The odds couldn’t be much higher.

Escalating food prices have put tremendous pressure on farmers to produce bumper crops this year. But because of heavy rain in Illinois, and even more so in the other key corn states of Iowa and Indiana, corn futures prices have set new records above $7 a bushel this week.

And that threatens to push food prices even higher. Corn is used in a wide range of products from cereals to sodas, and as a livestock feed.

“It’s going to take its toll a little bit on livestock producers, and I think would have some impact on retail meat prices down the road,” said Darrel Good, an agricultural economist at the University of Illinois.

Iowa is the nation’s top corn state, growing 13.85 million acres last year, about 16 percent of the U.S. corn crop, according to the USDA. Illinois was the No. 2 producer, with 13.05 million acres.

It’s too early to estimate how much the rain could end up cutting into the size or value of Illinois’ corn crop. But crop experts say that if this year’s crop is only 10 or 12 percent smaller than last year’s, farmers should be happy.

University of Illinois agronomist Emerson Nafziger is reluctant to predict where the corn crop could end up. But he says, based on what he’s seen and heard about so far, farmers would do well to average 150 bushels an acre.

That’s 23 bushels less than last year, and at current prices would cut the value of every acre produced by more than $160. That would cut the potential value of the crop by more than $2 billion, more than a fifth of the value of all corn produced in the state in 2007.

Nafziger says a lot of the state’s corn, even if it hasn’t been under water, has sat in saturated soil for a long time. And he said corn roots don’t grow under those conditions That makes the plants vulnerable to a host of problems over the summer, among them dry periods, when healthy corn roots would be able to reach moisture stored in the soil.

“We certainly know there’s been almost nothing about this spring that has set this crop up well to withstand stresses,” he said.

The U.S. Department of Agriculture said earlier this week that just over half the corn growing in Illinois this spring is in no better than fair condition. Fourteen percent of the crop is in poor or very poor condition.

The southeastern corner of the state, where Daugherty farms, has had it worse than most.

More than 10 inches of rain have fallen in some spots in the past week, and some farmers in Jasper and Clark counties have watched their crops either wash away or fail to come up at all more than once, said Tony Trimble, manager of the Illinois Farm Bureau offices in the two counties, about 100 miles east of St. Louis.

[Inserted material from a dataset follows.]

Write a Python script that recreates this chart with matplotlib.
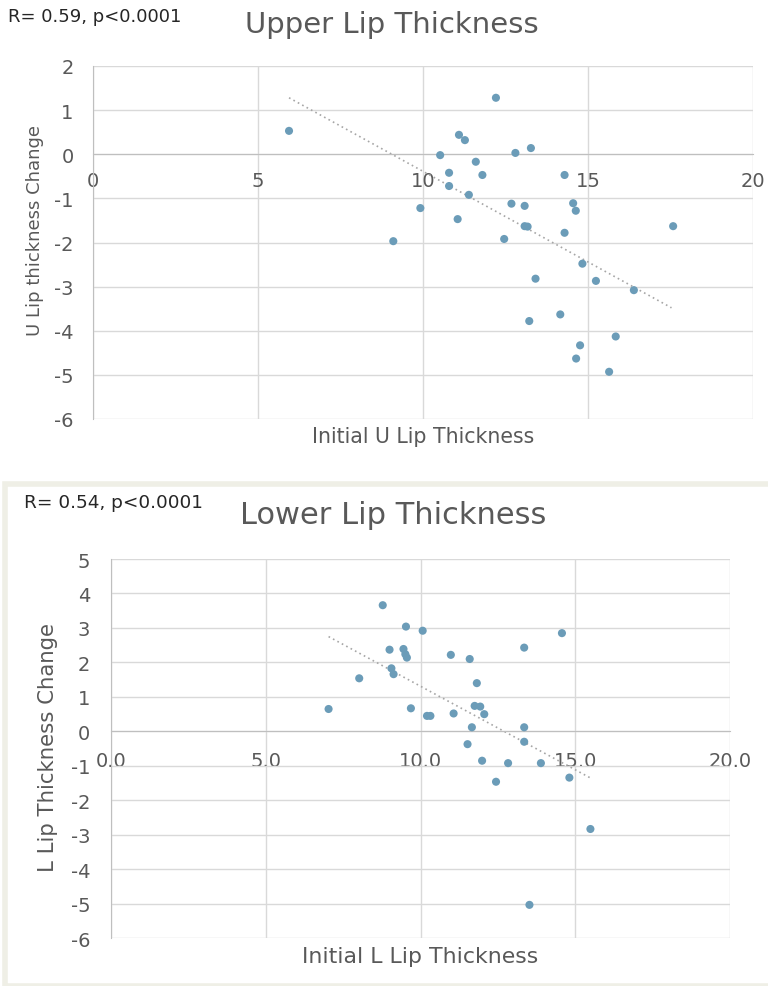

“Some are going to have to replant a third time,” he said, then repeating, as if he didn’t believe it himself, “a third time.”

As he worked Wednesday, Daugherty weighed what to do with his land along the river bottom. He could fall back on crop insurance, he said, but that would do no more than cover his costs.

He said his best bet, if the land dries quickly enough, is to plant it with soybeans.

“If we can get beans in there and beans stay where they are, yeah, we can make some good money out of beans.”